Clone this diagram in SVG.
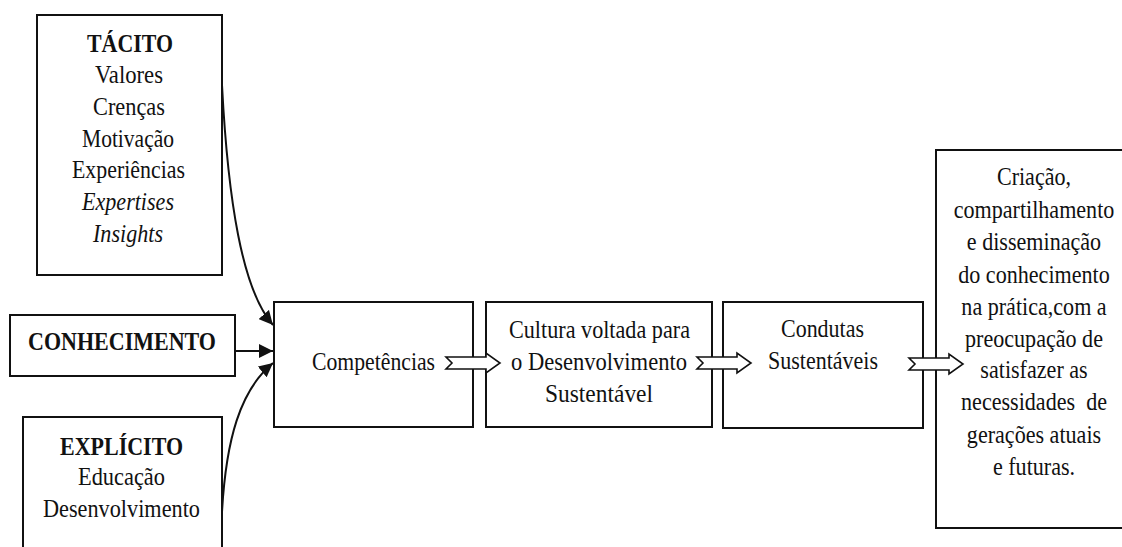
* * *
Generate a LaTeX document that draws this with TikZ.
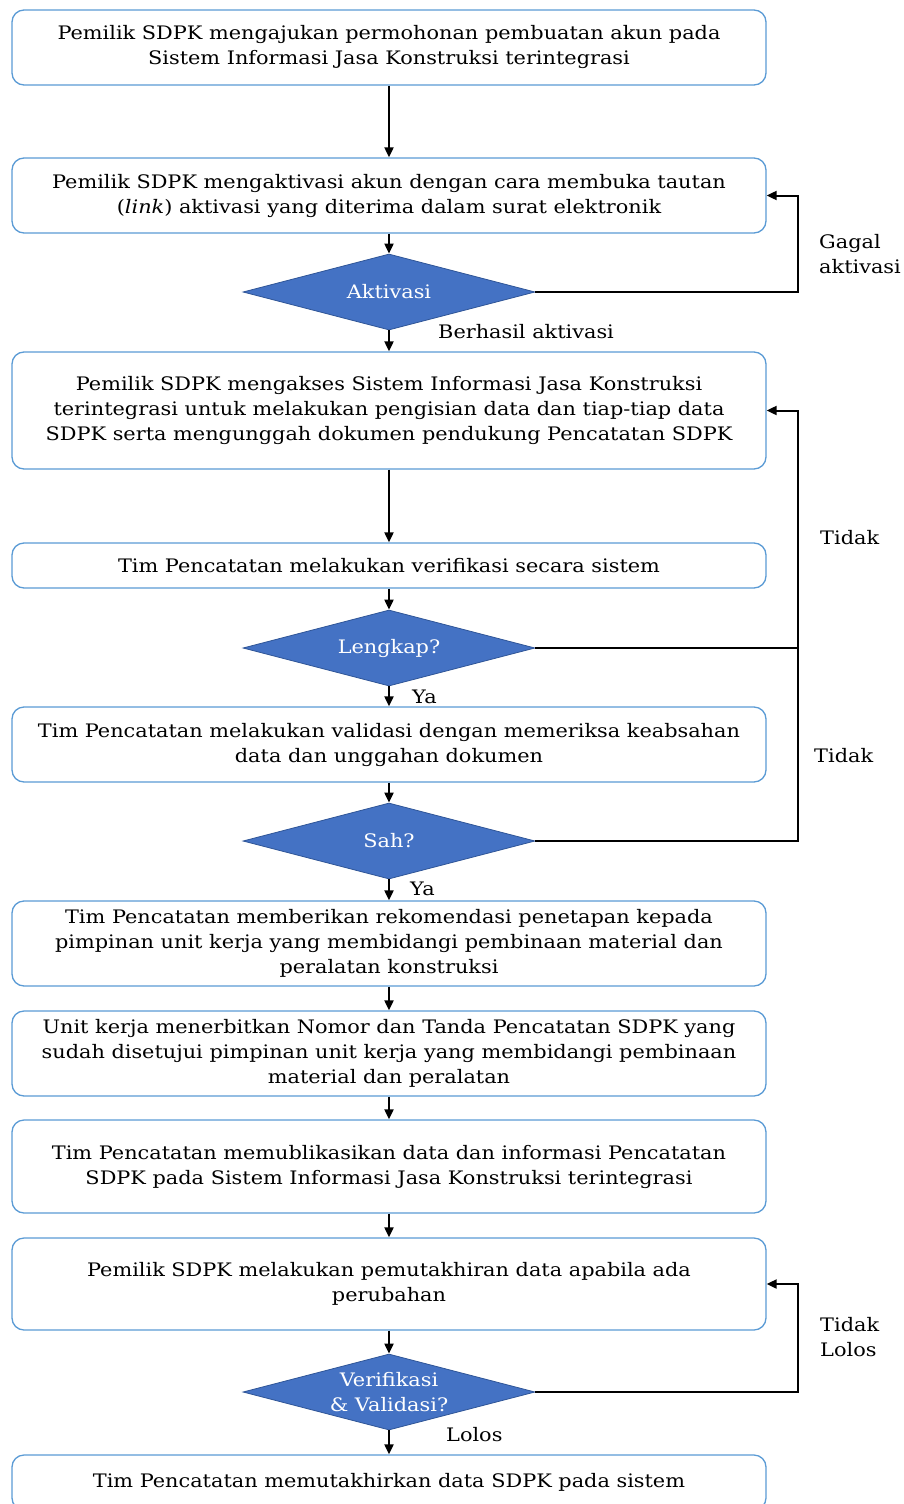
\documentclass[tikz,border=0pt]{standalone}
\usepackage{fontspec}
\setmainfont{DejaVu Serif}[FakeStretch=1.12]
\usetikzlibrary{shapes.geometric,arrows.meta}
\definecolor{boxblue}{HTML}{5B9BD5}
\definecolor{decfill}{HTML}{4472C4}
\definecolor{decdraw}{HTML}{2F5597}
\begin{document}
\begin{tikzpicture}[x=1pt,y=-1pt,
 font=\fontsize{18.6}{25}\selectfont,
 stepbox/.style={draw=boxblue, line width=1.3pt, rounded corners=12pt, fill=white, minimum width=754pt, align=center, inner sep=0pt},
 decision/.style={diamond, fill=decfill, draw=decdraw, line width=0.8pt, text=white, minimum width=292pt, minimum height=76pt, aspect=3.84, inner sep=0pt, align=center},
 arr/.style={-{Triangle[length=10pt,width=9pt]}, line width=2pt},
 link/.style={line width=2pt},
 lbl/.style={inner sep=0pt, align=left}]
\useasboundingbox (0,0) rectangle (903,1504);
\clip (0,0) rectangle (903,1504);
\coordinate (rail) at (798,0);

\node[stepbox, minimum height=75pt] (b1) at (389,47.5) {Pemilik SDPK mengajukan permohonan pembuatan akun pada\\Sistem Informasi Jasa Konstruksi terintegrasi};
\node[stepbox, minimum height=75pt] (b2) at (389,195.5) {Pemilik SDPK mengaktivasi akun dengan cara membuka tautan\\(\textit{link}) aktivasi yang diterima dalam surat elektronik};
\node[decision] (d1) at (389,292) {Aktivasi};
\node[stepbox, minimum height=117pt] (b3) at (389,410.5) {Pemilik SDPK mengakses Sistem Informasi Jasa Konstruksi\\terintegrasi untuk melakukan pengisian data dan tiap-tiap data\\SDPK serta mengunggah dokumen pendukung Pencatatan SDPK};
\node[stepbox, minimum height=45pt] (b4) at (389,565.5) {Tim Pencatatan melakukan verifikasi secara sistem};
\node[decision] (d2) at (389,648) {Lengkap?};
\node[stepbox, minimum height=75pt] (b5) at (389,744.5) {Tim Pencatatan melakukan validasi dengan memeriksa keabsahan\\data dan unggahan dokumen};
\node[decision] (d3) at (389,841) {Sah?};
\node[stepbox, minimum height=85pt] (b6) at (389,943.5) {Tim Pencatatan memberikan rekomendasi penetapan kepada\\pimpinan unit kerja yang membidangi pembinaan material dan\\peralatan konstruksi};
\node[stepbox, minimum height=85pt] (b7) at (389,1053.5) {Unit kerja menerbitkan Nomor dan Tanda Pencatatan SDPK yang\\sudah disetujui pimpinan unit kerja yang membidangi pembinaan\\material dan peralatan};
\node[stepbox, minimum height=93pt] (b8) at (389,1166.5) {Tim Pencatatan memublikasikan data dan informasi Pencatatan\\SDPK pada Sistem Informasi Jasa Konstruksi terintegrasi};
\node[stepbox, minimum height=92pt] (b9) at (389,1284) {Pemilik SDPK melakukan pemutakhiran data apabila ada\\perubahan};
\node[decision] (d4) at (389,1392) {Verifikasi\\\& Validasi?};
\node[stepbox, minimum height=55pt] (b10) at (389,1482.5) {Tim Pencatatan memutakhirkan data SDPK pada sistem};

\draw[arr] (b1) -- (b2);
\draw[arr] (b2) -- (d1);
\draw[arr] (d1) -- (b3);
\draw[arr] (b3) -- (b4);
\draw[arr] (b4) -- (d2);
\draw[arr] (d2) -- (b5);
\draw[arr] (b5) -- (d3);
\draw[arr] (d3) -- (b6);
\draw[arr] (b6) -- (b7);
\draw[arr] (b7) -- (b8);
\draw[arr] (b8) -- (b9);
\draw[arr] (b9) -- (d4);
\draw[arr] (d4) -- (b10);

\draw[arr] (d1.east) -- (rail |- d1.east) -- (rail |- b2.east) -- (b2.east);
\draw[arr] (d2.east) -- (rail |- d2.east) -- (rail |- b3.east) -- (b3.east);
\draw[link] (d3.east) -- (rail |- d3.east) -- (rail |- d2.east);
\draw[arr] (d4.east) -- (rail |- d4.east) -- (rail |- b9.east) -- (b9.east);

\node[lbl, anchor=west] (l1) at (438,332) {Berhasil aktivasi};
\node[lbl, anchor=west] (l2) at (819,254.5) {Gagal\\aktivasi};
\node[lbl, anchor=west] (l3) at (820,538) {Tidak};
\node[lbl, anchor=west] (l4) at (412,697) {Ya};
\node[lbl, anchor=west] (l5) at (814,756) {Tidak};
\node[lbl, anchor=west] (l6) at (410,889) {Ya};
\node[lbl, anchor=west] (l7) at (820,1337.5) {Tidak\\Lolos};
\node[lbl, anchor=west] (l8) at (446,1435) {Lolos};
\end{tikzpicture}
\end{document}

STATED EXERCISE:
From the records above, give again only the part that opens with the line containing "Generate a LaTeX" and closes with the line containing "(rail) at (798,0);". Keep both ends but drop the pictures.

RESULT FOR THIS EXERCISE:
Generate a LaTeX document that draws this with TikZ.
\documentclass[tikz,border=0pt]{standalone}
\usepackage{fontspec}
\setmainfont{DejaVu Serif}[FakeStretch=1.12]
\usetikzlibrary{shapes.geometric,arrows.meta}
\definecolor{boxblue}{HTML}{5B9BD5}
\definecolor{decfill}{HTML}{4472C4}
\definecolor{decdraw}{HTML}{2F5597}
\begin{document}
\begin{tikzpicture}[x=1pt,y=-1pt,
 font=\fontsize{18.6}{25}\selectfont,
 stepbox/.style={draw=boxblue, line width=1.3pt, rounded corners=12pt, fill=white, minimum width=754pt, align=center, inner sep=0pt},
 decision/.style={diamond, fill=decfill, draw=decdraw, line width=0.8pt, text=white, minimum width=292pt, minimum height=76pt, aspect=3.84, inner sep=0pt, align=center},
 arr/.style={-{Triangle[length=10pt,width=9pt]}, line width=2pt},
 link/.style={line width=2pt},
 lbl/.style={inner sep=0pt, align=left}]
\useasboundingbox (0,0) rectangle (903,1504);
\clip (0,0) rectangle (903,1504);
\coordinate (rail) at (798,0);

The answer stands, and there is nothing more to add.